Before I knew it the two instructors led me into the tunnel, and I was sucked in by a huge gust of wind. Up, up and away, hurray! I was flying at last! It was effortless, the feeling of weightlessness was wonderful.
My body is usually always resting up against something, a wheelchair, a bed etc. Under normal circumstances, I have very little free independent movement. The movement that I do have can be involuntary and uncoordinated.
The resistance of the wind in the tunnel proved very good for improving my muscle strength. My body, as if by magic, went from being extremely bent to the flattest and most extended it’s been in a long time. As my vision is impaired, my other senses are heightened to compensate so I especially enjoyed the sensation of the wind blowing on me.
Spinning round and round, faster and faster, higher and higher. It was a real adrenaline rush!

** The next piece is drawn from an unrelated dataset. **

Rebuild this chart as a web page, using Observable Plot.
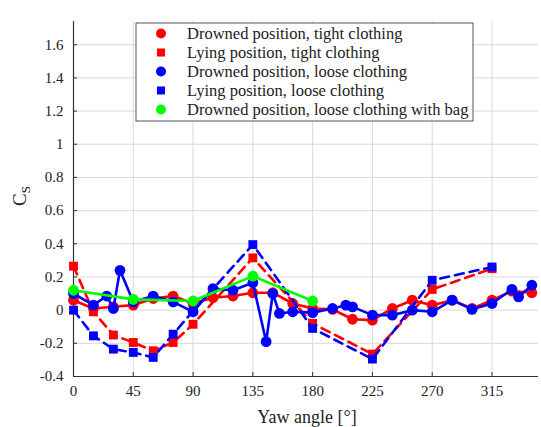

Interestingly on completion of the skydive, my body was the most relaxed and pain free, it has been in a long time.
The whole of the iFLY team provided an outstanding service from start to finish. The instructors were very professional, and it was such a refreshing change that they were not at all fazed by my disability; I was just one of the group. They made adaptations to enable me to participate in the sport of indoor skydiving. Not only were they highly trained and skilled, their awareness of disability equality was excellent. There was no “special treatment” for me, I was treated exactly the same as all the other skydivers in my group even while my additional requirements were taken into consideration. I was no different to anyone else. They saw me, Hannah, irrespective of my wheelchair or my disability.
iFLY Manchester fulfilled what it truly means to be totally inclusive and achieve equality for those with disabilities.